August 12, 2011 by Roberto Salome
If there is one thing that college has taught me, it is that the grades you receive in a class are not always proportional to the amount of material you have learned.
In many cases, the amount of time and effort that one puts into a course has no effect on the final marking. All that matters is how much you crammed for that final exam worth 80 percent of your final grade.
The biggest problem with this system is that it detracts from the main goal of college: to get an education. Until recently, this is what I thought was the main goal. For the most part, this goal has remained unchanged. What has changed is the type of education students are receiving.
The Bill & Melinda Gates Foundation also believes that the education system in America needs some type of reform. From high schools not properly preparing students for college to universities failing to make the future leaders of the world, education needs to change to cater to each individual’s strengths and weaknesses.
As the job market becomes more competitive, companies are no longer looking to hire just “smart” people. Your diploma’s primary goal is not to show that you have mastered a certain subject. What your diploma does is show others that you have the ability to learn. From here, the employers know that they can teach you what you need to know to perform the job.
In today’s curriculum, every graduating student participates in many group projects. This is something else that your diploma signifies: that you have the ability to work with others. The problems faced in today’s world are more complex than before. They cannot be solved by just one person. Collaboration is a vital part of joining the workforce.
The part of education that is missing today is the part that enforces learning for the sake of learning. I am speaking about the part that has students trying new things, exploring new ideas and questioning new concepts without it being done for a grade.
As a student in the quarter system, the pace of each class is very quick. We rarely have enough time to finish all of the required work, let alone any supplemental work to enhance learning. As much as I would love to derive mathematical proofs for learned concepts or read additional novels written by authors covered in class, there is not enough time.
The only way to combat this problem is to lessen the amount of required work in the classes. This may seem like a counter intuitive move, and for some students, it may be detrimental. This type of policy would only benefit the students that are in college with the intention to learn. It will be a waste for all of those on a four- to five-year vacation paid by their parents. The kids who do not go to class because attendance is not checked are the ones that will ultimately fail. Even after entering the workforce, the results will be the same.
In this new methodology of teaching, a professor would hand out a syllabus with the topics to be covered in the class; this remains unchanged. In each class, the professor would go over what students should be learning. However, it would be up to the student to decide how to go about learning it. The professor would give examples and advice on how to go about learning, but none of it would be required.
At the end of the term, each student would hand in a final report with everything he or she has done. Professors could even require students to submit proof of all of the experiments they have done, or books they have read.
With the cost of higher education continually rising, students are taking out more loans than ever to help fund their college tuition. Once they graduate, many students are finding that they did not receive the education that they had anticipated.

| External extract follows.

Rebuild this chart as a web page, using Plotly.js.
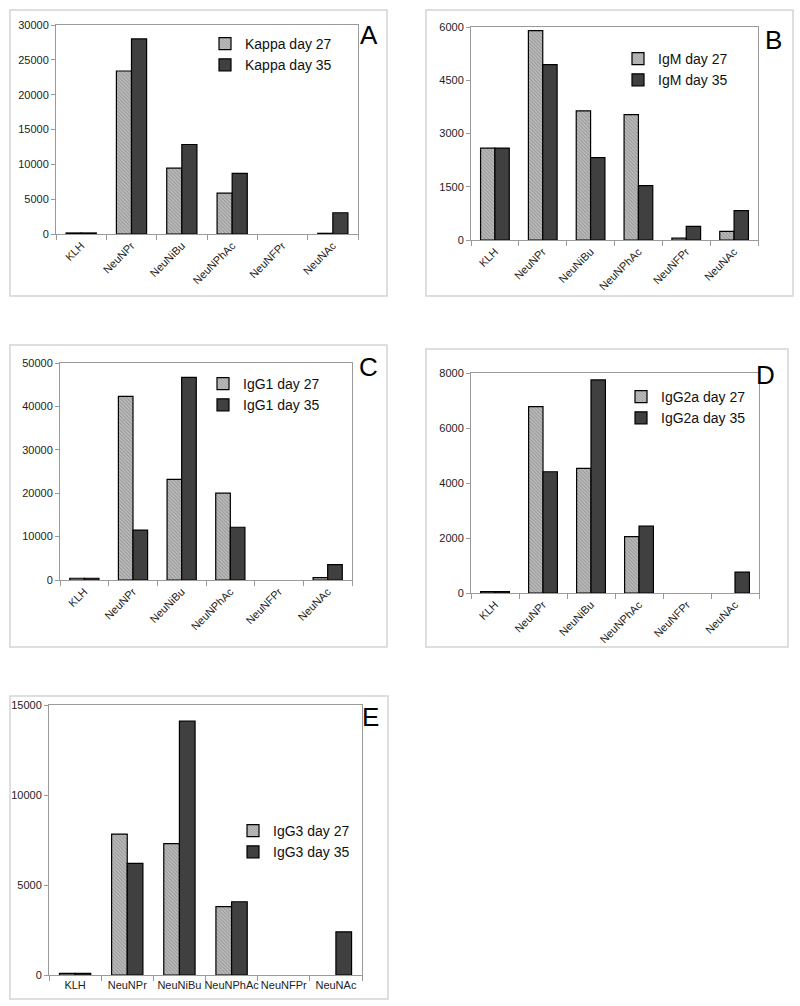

A degree students could customize to their own liking would keep students motivated and focused.
I believe an independent study program would be a great benefit to this generation of students. Since this type of schooling is not for everyone, only the most motivated would truly appreciate it. It may not be possible to completely change the current education system, but incorporating aspects that allow students to learn at their own pace is the next step.
While administering tests cannot be avoided, their overall importance can be altered. Ideally, a test can be passed once one fully understands the material. Instead, students are finding out in the current method that tests can be passed by selectively studying the “right” material and not retaining anything else.
A curriculum that judges students more directly on what they learn rather than on tests would help them receive a fuller education.